VIII. Additional Discussion
From the snowmelt physics discussion in Section II, it is clear that humidity and the rate of snowmelt are connected, with increases in humidity resulting in additional heat transfer from the latent heat of condensation as water vapor condenses on a snowpack of 0 degrees Celsius, when air temperatures are above freezing. The process can be shown theoretically but would require considerable work to demonstrate experimentally or with operational hydrologic and meteorological data. This work has shown the trend for earlier snowmelt runoff in recent years, and the trends for higher dewpoints in recent years, but this work has not proven that the higher average dewpoints have caused the earlier in the year recent annual snowmelt runoffs.
Mean daily flow records that were used in the evaluation of the timing of snowmelt runoff for the river stations in this study range from 1902 to current, a period of 105 years of record. However, monthly dewpoint data for this study was only available from 1948 to current, only 55 years of record. Although figures 2‑4 indicate trends for recent increasing monthly dewpoint averages for January, February, and March, the 55 years of record may be insufficient for making firm statements regarding long term trends in average dewpoints.
However the river flow data records, with 105 years of record, show the timing of annual snowmelt runoff for years that preceded the dewpoint records used in this study. In other words, the river flow data used in the evaluation of the timing of annual snowmelt runoff for 1902 through 1947, infer the effects of temperatures and humidity for the period 1902 through 1947.
In viewing Figure
1, the 1920s to early 1950s period had earlier annual snowmelt runoffs than the
late 1950s and 1960s period. However, the period from the mid 1980s to the
snowmelt runoff period in 2003 had the earliest annual snowmelt of record,
substantially earlier than the 1920s to early 1950s period.
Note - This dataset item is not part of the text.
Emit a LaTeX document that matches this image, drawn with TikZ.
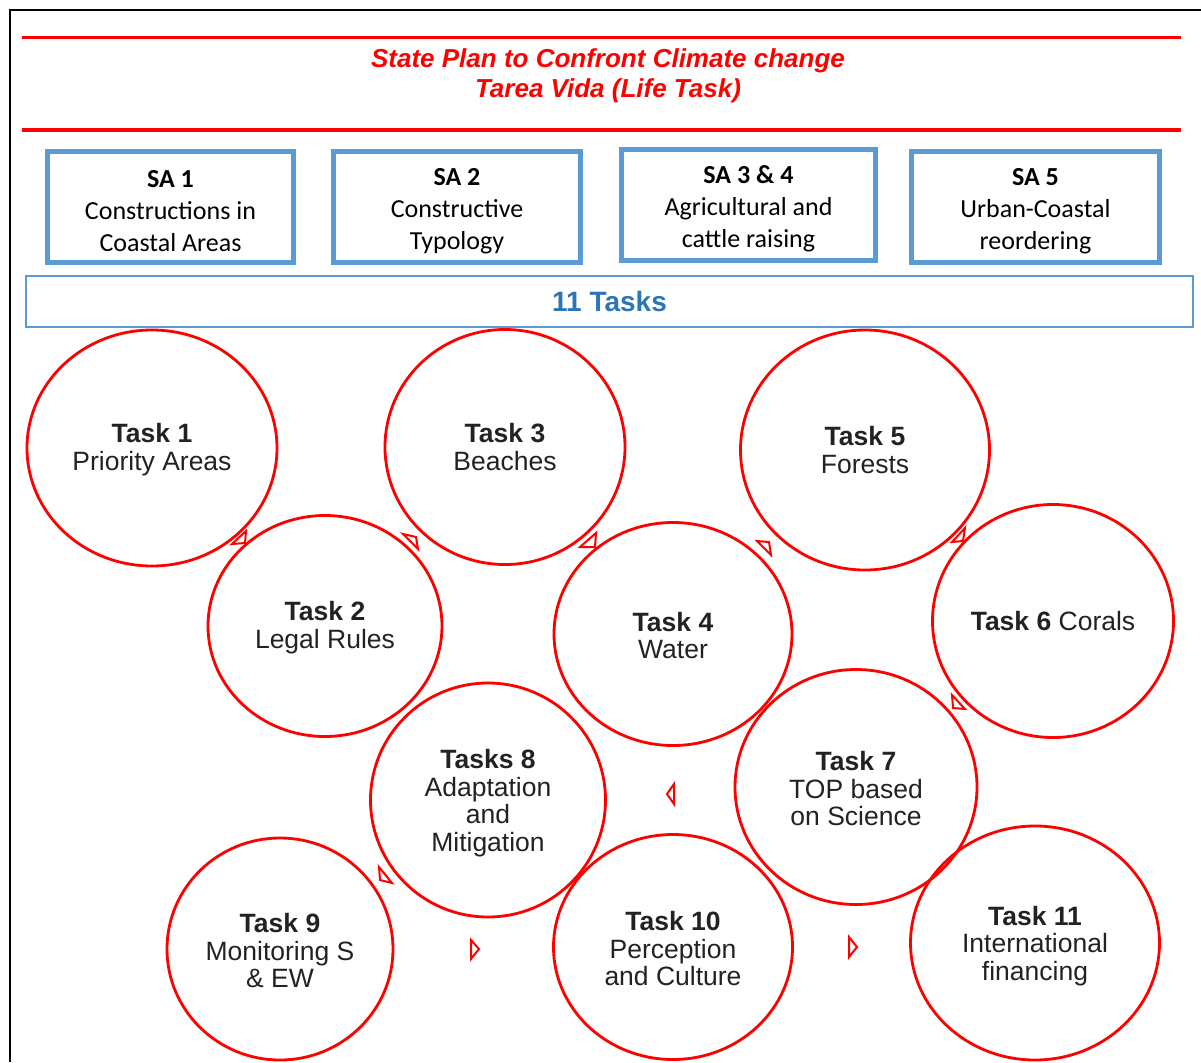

An evaluation of
mean annual dewpoints at Minneapolis, MN from1918 to the 1940s, which were
calculated from mean annual relative humidity and annual air temperature data
(Table 2.) shows that 5 year annual dewpoint averages for 1998 through 2002
exceeded all previous 5 year averages at Minneapolis since the beginning of
record for calculated annual dewpoint averages (1918).
The recent trends shown in this study for earlier annual snowmelt runoff at river stations within the Upper Midwest and Northern Great Plains, and for increasing January - April dewpoint averages call for:
1) Review of NWS hydrologic models used by NCRFC in modeling snowmelt runoff.
2) Review of
NCRFC snow and soil moisture model parameters used in models by NCRFC in issuing
hydrologic forecast products with the NWS Advanced Hydrologic Prediction System
(AHPS). AHPS is described by Deweese (2002).